§ **What needs to be done**:
Reproduce the data below in full and exclude every picture.

§ **Given records**:
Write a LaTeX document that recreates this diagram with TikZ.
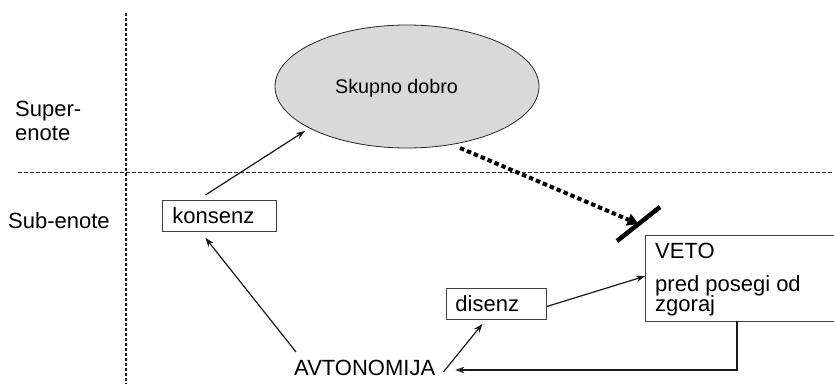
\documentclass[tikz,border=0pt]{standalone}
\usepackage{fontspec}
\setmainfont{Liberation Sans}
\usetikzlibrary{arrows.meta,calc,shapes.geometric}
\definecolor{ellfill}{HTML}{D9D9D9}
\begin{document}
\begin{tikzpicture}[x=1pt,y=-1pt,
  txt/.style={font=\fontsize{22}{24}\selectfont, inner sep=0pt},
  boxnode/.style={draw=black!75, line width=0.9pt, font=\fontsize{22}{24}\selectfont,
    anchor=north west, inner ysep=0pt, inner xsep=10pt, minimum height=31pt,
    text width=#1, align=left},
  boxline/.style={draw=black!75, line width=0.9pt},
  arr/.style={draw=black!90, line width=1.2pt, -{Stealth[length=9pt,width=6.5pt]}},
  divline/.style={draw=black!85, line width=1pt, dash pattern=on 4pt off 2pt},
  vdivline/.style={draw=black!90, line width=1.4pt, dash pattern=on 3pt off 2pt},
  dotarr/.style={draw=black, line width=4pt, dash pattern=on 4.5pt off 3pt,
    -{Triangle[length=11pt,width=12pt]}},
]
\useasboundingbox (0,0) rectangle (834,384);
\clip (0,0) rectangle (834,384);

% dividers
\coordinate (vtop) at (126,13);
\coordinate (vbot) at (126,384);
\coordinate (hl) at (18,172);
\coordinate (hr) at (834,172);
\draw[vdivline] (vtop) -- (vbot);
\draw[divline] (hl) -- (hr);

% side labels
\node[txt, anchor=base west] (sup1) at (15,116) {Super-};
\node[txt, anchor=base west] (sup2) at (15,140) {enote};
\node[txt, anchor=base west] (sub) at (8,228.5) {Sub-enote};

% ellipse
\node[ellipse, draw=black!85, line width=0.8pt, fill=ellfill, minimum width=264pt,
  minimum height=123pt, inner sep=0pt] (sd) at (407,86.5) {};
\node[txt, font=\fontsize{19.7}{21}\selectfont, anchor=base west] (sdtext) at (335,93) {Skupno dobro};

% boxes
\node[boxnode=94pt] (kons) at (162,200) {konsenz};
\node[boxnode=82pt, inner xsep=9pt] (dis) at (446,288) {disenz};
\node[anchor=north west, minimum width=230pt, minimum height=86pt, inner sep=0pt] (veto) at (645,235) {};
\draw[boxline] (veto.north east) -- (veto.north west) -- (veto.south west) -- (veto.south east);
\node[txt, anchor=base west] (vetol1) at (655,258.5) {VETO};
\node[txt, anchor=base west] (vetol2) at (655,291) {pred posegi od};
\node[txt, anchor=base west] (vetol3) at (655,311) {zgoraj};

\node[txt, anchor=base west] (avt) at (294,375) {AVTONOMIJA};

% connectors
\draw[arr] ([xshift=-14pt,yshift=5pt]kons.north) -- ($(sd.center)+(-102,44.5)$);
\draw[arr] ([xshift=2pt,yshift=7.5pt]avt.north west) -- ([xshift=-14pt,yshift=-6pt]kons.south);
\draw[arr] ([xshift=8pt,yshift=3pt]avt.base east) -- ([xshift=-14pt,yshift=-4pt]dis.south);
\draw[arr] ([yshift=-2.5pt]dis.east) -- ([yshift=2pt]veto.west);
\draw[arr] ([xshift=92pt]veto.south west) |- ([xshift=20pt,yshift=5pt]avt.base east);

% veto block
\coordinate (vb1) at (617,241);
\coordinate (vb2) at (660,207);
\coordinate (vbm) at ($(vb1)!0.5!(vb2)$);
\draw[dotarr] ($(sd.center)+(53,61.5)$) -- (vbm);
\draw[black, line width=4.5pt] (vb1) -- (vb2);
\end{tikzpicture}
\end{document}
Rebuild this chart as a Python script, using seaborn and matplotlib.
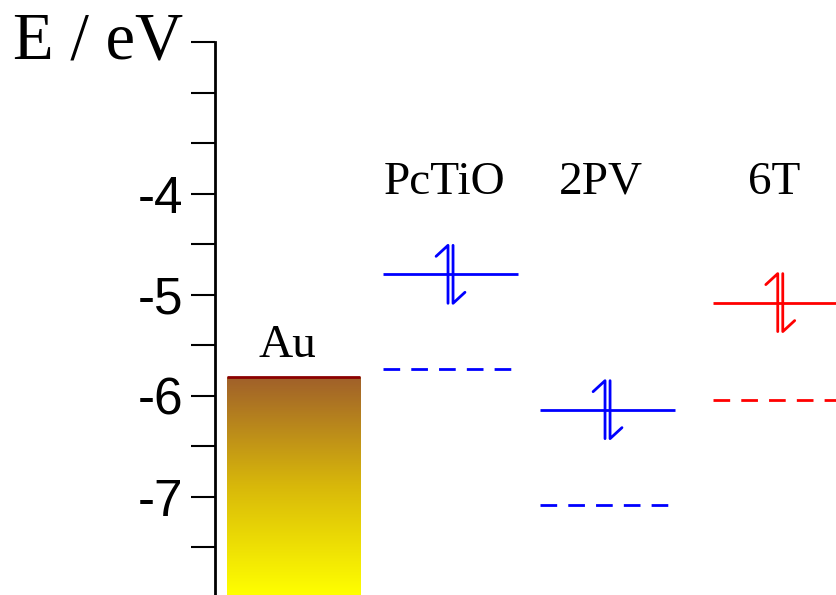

§ **Reply to the task**:
Write a LaTeX document that recreates this diagram with TikZ.
\documentclass[tikz,border=0pt]{standalone}
\usepackage{fontspec}
\setmainfont{Liberation Sans}
\usetikzlibrary{arrows.meta,calc,shapes.geometric}
\definecolor{ellfill}{HTML}{D9D9D9}
\begin{document}
\begin{tikzpicture}[x=1pt,y=-1pt,
  txt/.style={font=\fontsize{22}{24}\selectfont, inner sep=0pt},
  boxnode/.style={draw=black!75, line width=0.9pt, font=\fontsize{22}{24}\selectfont,
    anchor=north west, inner ysep=0pt, inner xsep=10pt, minimum height=31pt,
    text width=#1, align=left},
  boxline/.style={draw=black!75, line width=0.9pt},
  arr/.style={draw=black!90, line width=1.2pt, -{Stealth[length=9pt,width=6.5pt]}},
  divline/.style={draw=black!85, line width=1pt, dash pattern=on 4pt off 2pt},
  vdivline/.style={draw=black!90, line width=1.4pt, dash pattern=on 3pt off 2pt},
  dotarr/.style={draw=black, line width=4pt, dash pattern=on 4.5pt off 3pt,
    -{Triangle[length=11pt,width=12pt]}},
]
\useasboundingbox (0,0) rectangle (834,384);
\clip (0,0) rectangle (834,384);

% dividers
\coordinate (vtop) at (126,13);
\coordinate (vbot) at (126,384);
\coordinate (hl) at (18,172);
\coordinate (hr) at (834,172);
\draw[vdivline] (vtop) -- (vbot);
\draw[divline] (hl) -- (hr);

% side labels
\node[txt, anchor=base west] (sup1) at (15,116) {Super-};
\node[txt, anchor=base west] (sup2) at (15,140) {enote};
\node[txt, anchor=base west] (sub) at (8,228.5) {Sub-enote};

% ellipse
\node[ellipse, draw=black!85, line width=0.8pt, fill=ellfill, minimum width=264pt,
  minimum height=123pt, inner sep=0pt] (sd) at (407,86.5) {};
\node[txt, font=\fontsize{19.7}{21}\selectfont, anchor=base west] (sdtext) at (335,93) {Skupno dobro};

% boxes
\node[boxnode=94pt] (kons) at (162,200) {konsenz};
\node[boxnode=82pt, inner xsep=9pt] (dis) at (446,288) {disenz};
\node[anchor=north west, minimum width=230pt, minimum height=86pt, inner sep=0pt] (veto) at (645,235) {};
\draw[boxline] (veto.north east) -- (veto.north west) -- (veto.south west) -- (veto.south east);
\node[txt, anchor=base west] (vetol1) at (655,258.5) {VETO};
\node[txt, anchor=base west] (vetol2) at (655,291) {pred posegi od};
\node[txt, anchor=base west] (vetol3) at (655,311) {zgoraj};

\node[txt, anchor=base west] (avt) at (294,375) {AVTONOMIJA};

% connectors
\draw[arr] ([xshift=-14pt,yshift=5pt]kons.north) -- ($(sd.center)+(-102,44.5)$);
\draw[arr] ([xshift=2pt,yshift=7.5pt]avt.north west) -- ([xshift=-14pt,yshift=-6pt]kons.south);
\draw[arr] ([xshift=8pt,yshift=3pt]avt.base east) -- ([xshift=-14pt,yshift=-4pt]dis.south);
\draw[arr] ([yshift=-2.5pt]dis.east) -- ([yshift=2pt]veto.west);
\draw[arr] ([xshift=92pt]veto.south west) |- ([xshift=20pt,yshift=5pt]avt.base east);

% veto block
\coordinate (vb1) at (617,241);
\coordinate (vb2) at (660,207);
\coordinate (vbm) at ($(vb1)!0.5!(vb2)$);
\draw[dotarr] ($(sd.center)+(53,61.5)$) -- (vbm);
\draw[black, line width=4.5pt] (vb1) -- (vb2);
\end{tikzpicture}
\end{document}
Rebuild this chart as a Python script, using seaborn and matplotlib.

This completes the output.